What the exercise asks →
Each line in the material below, starting at the one with "Give me the matplotlib source for this chart." and ending at the one with "7, 8, 9, 10]", is to be reproduced exactly; no picture is to be copied.

Record extracts →

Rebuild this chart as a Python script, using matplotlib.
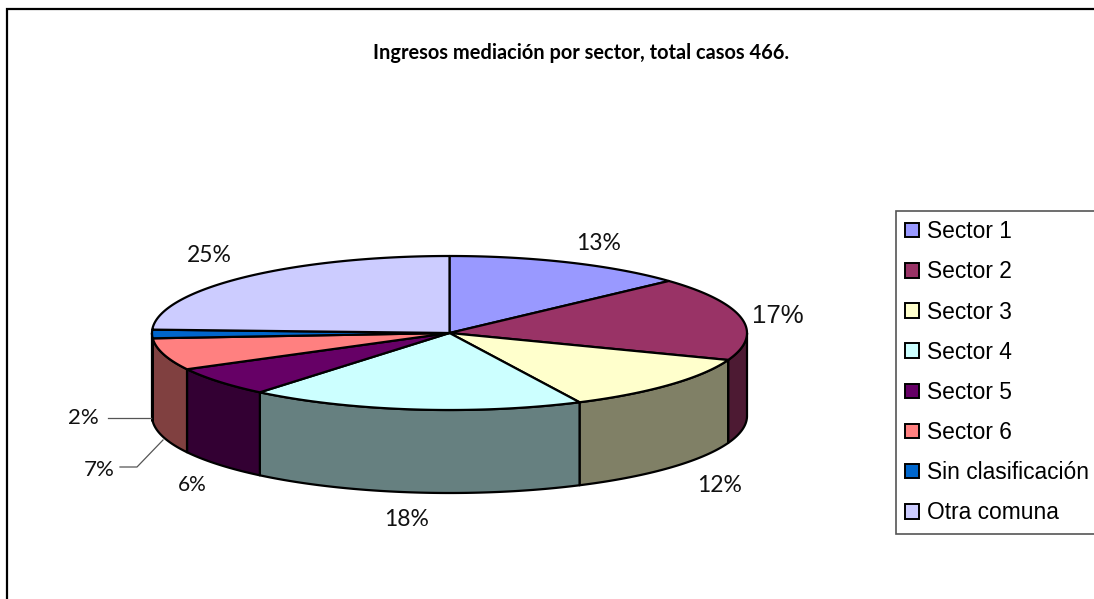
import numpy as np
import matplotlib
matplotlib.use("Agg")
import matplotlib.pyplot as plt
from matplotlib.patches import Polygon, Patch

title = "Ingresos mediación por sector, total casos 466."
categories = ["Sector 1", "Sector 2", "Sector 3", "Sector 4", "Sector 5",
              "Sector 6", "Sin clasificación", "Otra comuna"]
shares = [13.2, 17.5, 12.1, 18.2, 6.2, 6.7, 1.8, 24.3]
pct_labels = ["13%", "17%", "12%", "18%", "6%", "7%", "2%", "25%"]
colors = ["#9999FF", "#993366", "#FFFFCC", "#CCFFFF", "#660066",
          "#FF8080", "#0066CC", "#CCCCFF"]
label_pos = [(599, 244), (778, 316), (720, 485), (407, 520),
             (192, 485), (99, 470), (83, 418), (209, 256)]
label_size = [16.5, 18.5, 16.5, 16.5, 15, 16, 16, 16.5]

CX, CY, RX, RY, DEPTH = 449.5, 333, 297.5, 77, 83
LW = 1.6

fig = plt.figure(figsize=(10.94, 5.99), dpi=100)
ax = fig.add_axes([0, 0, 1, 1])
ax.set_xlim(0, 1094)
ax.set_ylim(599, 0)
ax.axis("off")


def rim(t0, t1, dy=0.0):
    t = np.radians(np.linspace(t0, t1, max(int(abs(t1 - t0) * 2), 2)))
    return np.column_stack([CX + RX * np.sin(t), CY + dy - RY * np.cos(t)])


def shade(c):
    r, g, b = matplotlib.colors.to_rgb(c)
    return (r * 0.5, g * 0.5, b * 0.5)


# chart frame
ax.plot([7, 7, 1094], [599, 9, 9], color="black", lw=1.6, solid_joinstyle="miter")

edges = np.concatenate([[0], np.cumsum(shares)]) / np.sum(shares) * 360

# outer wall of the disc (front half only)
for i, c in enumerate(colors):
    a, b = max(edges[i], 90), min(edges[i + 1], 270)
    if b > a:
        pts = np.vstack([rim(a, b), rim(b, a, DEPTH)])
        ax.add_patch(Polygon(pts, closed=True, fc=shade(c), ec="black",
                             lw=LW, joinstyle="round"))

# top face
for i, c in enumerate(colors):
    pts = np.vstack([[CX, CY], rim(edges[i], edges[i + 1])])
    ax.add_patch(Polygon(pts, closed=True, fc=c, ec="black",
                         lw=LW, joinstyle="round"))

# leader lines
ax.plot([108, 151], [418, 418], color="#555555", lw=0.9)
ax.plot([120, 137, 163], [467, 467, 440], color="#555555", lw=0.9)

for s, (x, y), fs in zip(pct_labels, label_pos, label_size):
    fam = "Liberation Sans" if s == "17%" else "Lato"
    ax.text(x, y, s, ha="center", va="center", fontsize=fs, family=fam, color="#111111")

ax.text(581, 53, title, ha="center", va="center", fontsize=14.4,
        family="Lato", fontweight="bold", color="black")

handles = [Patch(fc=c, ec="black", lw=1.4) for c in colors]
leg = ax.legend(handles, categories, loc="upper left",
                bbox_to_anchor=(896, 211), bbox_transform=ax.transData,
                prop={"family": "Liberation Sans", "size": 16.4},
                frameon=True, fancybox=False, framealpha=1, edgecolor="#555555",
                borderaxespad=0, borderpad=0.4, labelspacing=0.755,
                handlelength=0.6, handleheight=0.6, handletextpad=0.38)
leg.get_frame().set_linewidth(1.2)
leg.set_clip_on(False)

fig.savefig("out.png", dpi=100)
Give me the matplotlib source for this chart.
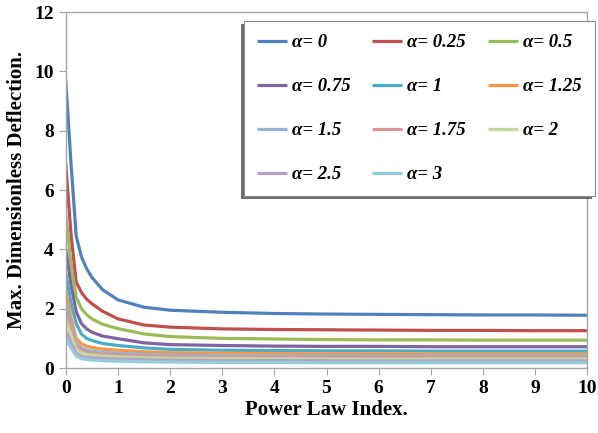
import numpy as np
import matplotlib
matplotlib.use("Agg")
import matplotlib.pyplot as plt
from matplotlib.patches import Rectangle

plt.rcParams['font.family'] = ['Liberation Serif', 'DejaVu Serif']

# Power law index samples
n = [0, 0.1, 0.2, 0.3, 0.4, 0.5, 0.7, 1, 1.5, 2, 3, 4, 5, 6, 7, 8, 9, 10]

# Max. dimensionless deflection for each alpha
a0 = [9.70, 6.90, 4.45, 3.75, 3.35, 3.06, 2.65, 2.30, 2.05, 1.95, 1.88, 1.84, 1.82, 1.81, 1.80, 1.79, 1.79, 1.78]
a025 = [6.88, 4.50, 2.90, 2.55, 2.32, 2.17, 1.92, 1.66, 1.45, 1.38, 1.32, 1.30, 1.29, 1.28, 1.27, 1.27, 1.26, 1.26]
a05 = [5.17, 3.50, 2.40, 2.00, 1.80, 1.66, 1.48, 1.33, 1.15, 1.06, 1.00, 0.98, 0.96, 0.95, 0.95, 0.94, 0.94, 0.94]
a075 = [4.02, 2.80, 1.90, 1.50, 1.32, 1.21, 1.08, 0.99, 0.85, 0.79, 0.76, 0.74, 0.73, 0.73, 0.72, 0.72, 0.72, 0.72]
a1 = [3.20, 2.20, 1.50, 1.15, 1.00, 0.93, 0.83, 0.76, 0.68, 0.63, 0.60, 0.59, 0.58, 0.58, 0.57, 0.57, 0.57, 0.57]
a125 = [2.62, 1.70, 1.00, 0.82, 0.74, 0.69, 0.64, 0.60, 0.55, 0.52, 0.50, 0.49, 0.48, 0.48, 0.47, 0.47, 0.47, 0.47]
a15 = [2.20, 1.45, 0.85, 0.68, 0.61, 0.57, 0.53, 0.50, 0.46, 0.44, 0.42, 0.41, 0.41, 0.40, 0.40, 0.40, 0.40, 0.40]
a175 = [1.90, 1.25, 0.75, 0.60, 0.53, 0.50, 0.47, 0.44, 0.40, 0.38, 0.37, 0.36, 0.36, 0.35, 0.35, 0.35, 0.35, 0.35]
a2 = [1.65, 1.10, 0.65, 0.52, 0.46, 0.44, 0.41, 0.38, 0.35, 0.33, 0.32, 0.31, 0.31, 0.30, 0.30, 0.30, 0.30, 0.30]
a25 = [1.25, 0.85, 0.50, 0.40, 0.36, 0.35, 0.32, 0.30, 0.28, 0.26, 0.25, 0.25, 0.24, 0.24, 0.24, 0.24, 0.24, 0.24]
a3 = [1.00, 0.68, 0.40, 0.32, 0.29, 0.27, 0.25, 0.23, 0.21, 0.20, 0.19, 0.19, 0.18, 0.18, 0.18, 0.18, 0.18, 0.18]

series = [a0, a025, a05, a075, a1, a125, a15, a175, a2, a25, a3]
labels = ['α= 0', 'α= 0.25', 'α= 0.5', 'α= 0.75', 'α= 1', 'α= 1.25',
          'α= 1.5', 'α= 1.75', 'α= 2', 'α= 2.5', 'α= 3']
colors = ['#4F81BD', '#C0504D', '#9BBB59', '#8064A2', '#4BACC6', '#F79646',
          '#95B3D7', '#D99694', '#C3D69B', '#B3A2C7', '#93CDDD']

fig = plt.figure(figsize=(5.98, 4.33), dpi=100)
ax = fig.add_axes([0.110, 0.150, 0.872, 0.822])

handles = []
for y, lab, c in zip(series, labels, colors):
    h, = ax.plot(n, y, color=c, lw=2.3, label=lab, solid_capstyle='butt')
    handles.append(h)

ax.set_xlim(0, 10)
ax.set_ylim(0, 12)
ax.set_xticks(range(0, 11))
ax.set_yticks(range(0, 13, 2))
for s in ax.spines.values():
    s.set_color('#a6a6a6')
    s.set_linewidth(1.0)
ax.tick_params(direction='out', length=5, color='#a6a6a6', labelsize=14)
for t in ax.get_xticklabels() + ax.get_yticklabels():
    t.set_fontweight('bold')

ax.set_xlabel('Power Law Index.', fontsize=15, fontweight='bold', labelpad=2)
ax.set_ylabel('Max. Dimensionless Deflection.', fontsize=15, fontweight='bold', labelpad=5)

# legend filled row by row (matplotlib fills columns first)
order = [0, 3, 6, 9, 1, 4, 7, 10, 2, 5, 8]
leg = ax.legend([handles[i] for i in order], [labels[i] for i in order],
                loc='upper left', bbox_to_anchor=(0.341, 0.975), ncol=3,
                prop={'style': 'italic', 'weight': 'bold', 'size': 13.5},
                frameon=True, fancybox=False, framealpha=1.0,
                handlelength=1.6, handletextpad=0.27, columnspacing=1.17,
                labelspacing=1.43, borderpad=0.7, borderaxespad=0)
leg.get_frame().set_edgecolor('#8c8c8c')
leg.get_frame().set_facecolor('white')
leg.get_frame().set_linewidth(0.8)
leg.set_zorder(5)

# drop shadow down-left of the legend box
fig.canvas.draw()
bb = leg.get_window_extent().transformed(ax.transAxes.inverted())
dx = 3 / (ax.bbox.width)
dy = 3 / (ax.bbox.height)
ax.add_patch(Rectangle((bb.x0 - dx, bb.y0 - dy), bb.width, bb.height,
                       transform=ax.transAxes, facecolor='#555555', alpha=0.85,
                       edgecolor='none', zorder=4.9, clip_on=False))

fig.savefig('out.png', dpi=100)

Output of the exercise →
Give me the matplotlib source for this chart.
import numpy as np
import matplotlib
matplotlib.use("Agg")
import matplotlib.pyplot as plt
from matplotlib.patches import Rectangle

plt.rcParams['font.family'] = ['Liberation Serif', 'DejaVu Serif']

# Power law index samples
n = [0, 0.1, 0.2, 0.3, 0.4, 0.5, 0.7, 1, 1.5, 2, 3, 4, 5, 6, 7, 8, 9, 10]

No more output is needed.